With Arkham City, audio director Nick Arundel and veteran composer Ron Fish once again to compose for a Batman game. The sequel to Arkham Asylum, the game takes place in a section of Gotham City that has been holed off and converted into a sector for the criminals to roam free. Batman obviously has objections and so infiltrates Arkham City to figure out who the true mastermind is. The first game unfortunately never got an album release, but the sequel received both an instrumental score and licensed album release, courtesy of Warner Bros.'s digital record label. This review refers to the instrumental score.
The "Arkham City Main Theme" opens the soundtrack in a momentous way. The introduction immediately immerses listeners with tense electronics and deep strings, reminiscent of the approach that Hans Zimmer and James Newton Howard adopted on The Dark Knight. The samples are top-notch throughout and are blended with performances to yield a truly immersive sound. Arundel introduces a moody melody on chorus half a minute in, yielding a sound more akin to Danny Elfman and Shirley Walker's Batman score. However, it's the orchestral tutti at the climax of the theme that brings the most satisfying moments of the entire composition and declares to gamers that they're in for an epic ride.
Batman has always been a creature of the dark observing his prey before striking and, as a result, has a dual sinister yet triumphant character. To portray this, most tracks on the score have a very slow buildup and the melody doesn't kick in until halfway. They slowly and desperately start with melancholic and resolute instruments, such as brass, and then evolve into brighter and triumphant string melodies. The perfect example of this would be "A Monument to Your Failure", one of just a few compositions by Ron Fish feature in the soundtrack release. Other tracks reminiscent of Walker and Elfman's work is "Sorry Boy's", with its playful yet menacing melodies and piercing horror influences, and "I Think You Should Do As He Says" with its gothic choral parts. But these pieces certainly aren't linear and once again emphasise that, no matter how much he gets roughed around, Batman always finds a way to triumph over evil.
There are certainly plenty of parallels with Hans Zimmer's work on the film series. The string buildups that characterise "Refusal Will Not Be Tolerated" and "I Know What You Guys Are Thinking" capture the ambience of a dark, desperate metropolis.

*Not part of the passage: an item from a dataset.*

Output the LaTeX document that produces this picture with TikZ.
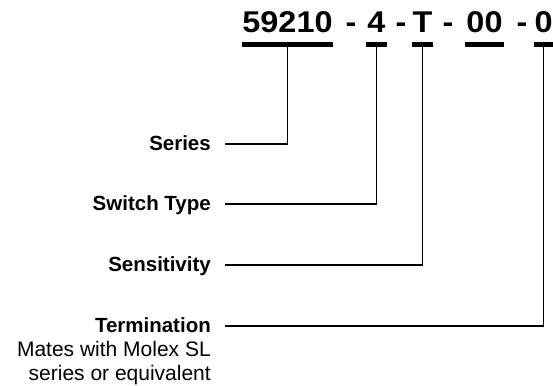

They are certainly minimalistic in composition, but enormous in their scope, in part thanks to excellent implementation. To individualise the villains of Arkham City, "It Was the Joker" is a varied and modern orchestration dominated by an unpredictable melody befitting the Joker, while the climax of "Call Him Off" is equally unusual with its eerie fiddle ostinati and shifting string suspensions.
Although the soundtrack is filled with slow-building melodies, there are some impressive action tracks that capture a different aspect of Batman. "I'ts Initiation Time" is one such track, using threatening brass and sinister percussion to keep the players on their feet. The bright melodies that can be heard occasionally on "I Think You Should Do As He Says" have an exciting effect too and ensure the scenes it is used in feel more iconic. These action tracks don't really incorporate modern electronics and instead take the approach of classic orchestral setpieces. That works well with Batman in every sense, keeping him a revolutionary yet classic character.
Batman is known for its classic orchestral anthems too. Arundel has not forgotten about their previous work for Batman as well, as there are moments that feature the iconic brass motifs from the main theme of Arkham Asylum. Tracks like "Wham. Gotcha!", "It's Initiation Time", and "What's He Doing Here" loosely reference the motifs, but surely build an important connection. The soundtrack concludes with the soft but mysterious sounds of "It's Not Even Breakfast", a collaboration between Fish and Arundel. While it hints that more is to come from the franchise, it's not as satisfying as the big epic credits rolls of the movie soundtracks.
This soundtrack is a must-have for followers of the Batman series of film soundtracks. With its epic orchestrations and gothic melodies, much of the soundtrack is reminiscent of Elfman and Walker's classic scores for the series. Yet the electro-orchestral soundscapes and motif-driven buildups are more akin to Zimmer and Howard's scores. It therefore offers the best of both worlds, while having a few individual touches. I would recommend every Batman fan to give this soundtrack a listen, as it's of comparable style and quality to the film scores.